**Extracted entries**:
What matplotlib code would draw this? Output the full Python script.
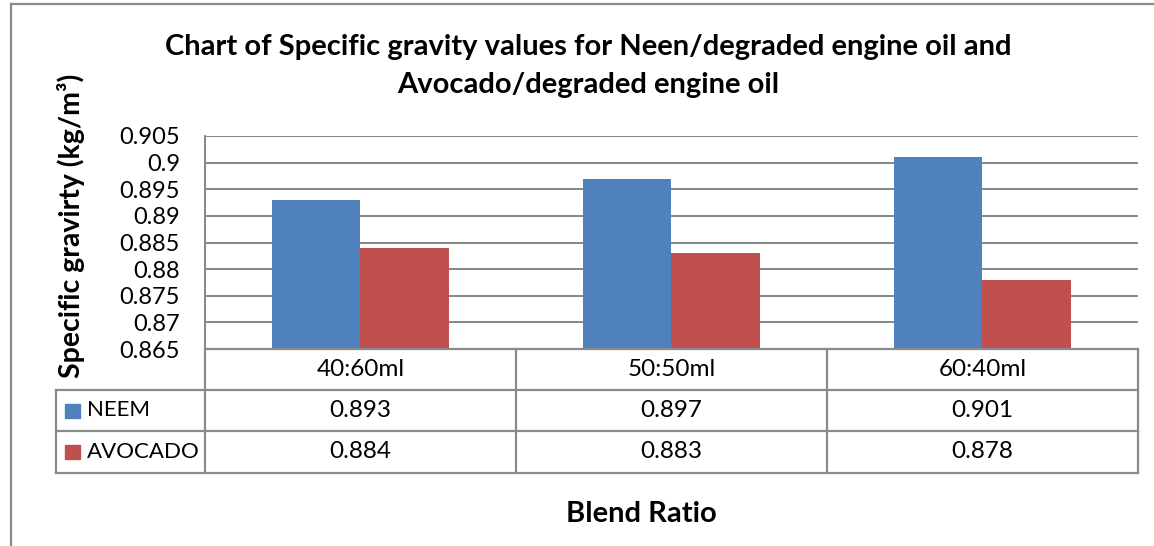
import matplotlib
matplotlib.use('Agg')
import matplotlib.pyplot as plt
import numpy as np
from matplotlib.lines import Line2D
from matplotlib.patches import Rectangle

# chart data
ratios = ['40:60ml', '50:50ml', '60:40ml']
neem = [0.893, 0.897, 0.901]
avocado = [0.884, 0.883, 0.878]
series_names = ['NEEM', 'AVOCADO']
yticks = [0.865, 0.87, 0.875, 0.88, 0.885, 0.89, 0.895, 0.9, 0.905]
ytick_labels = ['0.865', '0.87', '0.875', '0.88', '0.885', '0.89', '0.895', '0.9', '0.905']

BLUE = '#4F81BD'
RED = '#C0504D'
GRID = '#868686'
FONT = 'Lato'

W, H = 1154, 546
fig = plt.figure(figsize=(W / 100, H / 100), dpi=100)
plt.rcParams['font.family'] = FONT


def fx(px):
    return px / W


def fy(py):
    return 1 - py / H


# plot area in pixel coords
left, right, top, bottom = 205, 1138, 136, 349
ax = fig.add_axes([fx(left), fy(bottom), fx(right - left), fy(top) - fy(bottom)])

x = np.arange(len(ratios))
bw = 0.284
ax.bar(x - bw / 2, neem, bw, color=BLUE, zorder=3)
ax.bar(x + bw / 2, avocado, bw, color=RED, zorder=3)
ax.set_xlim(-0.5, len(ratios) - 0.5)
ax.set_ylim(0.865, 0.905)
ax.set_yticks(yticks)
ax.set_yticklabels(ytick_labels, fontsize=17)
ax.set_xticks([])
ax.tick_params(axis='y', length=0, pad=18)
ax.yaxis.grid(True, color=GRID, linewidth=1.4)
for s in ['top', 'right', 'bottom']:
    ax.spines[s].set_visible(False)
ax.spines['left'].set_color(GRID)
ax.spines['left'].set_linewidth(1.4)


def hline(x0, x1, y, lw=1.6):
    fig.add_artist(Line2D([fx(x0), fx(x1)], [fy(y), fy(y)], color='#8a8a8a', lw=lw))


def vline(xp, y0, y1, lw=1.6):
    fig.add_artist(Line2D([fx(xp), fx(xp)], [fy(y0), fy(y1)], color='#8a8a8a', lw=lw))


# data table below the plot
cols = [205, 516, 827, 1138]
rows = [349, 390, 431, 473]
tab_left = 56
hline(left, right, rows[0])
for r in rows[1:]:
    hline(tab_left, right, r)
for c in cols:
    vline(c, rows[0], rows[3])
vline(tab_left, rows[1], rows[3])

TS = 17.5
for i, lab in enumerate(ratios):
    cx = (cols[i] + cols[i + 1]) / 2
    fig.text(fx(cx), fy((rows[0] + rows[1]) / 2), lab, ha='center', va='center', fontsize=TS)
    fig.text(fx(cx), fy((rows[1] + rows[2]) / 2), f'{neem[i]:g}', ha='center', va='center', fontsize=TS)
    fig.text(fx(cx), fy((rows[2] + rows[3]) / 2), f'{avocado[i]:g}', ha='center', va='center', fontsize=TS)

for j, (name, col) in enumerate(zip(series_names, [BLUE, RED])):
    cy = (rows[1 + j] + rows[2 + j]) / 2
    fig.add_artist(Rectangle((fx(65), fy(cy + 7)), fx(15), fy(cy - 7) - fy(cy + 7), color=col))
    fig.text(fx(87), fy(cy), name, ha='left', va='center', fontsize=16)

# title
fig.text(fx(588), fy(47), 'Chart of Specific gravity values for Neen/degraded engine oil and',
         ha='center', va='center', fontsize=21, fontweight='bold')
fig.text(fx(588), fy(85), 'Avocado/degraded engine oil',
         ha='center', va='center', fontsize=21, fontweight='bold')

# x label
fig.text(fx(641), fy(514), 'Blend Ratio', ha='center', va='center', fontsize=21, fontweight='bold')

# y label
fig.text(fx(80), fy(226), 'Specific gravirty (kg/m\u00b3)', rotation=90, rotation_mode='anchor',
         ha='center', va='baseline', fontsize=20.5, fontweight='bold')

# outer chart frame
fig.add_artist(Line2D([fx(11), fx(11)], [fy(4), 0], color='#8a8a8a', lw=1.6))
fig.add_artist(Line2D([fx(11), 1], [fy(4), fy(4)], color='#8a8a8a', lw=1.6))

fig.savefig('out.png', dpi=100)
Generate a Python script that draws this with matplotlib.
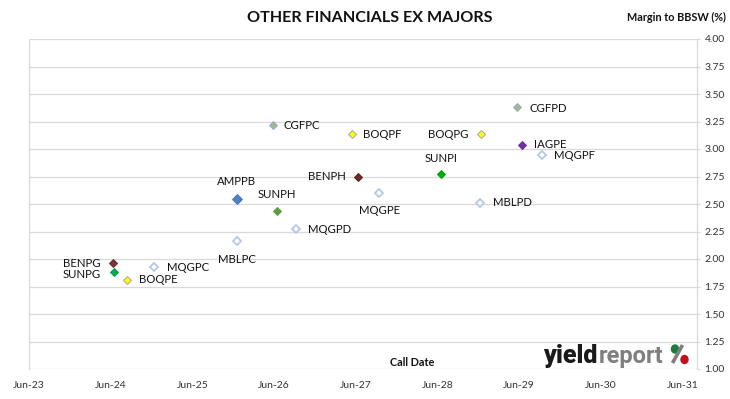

**Task instructions**:
Return each line among the entries that holds the word "script".

**Answer to the task**:
What matplotlib code would draw this? Output the full Python script.
Generate a Python script that draws this with matplotlib.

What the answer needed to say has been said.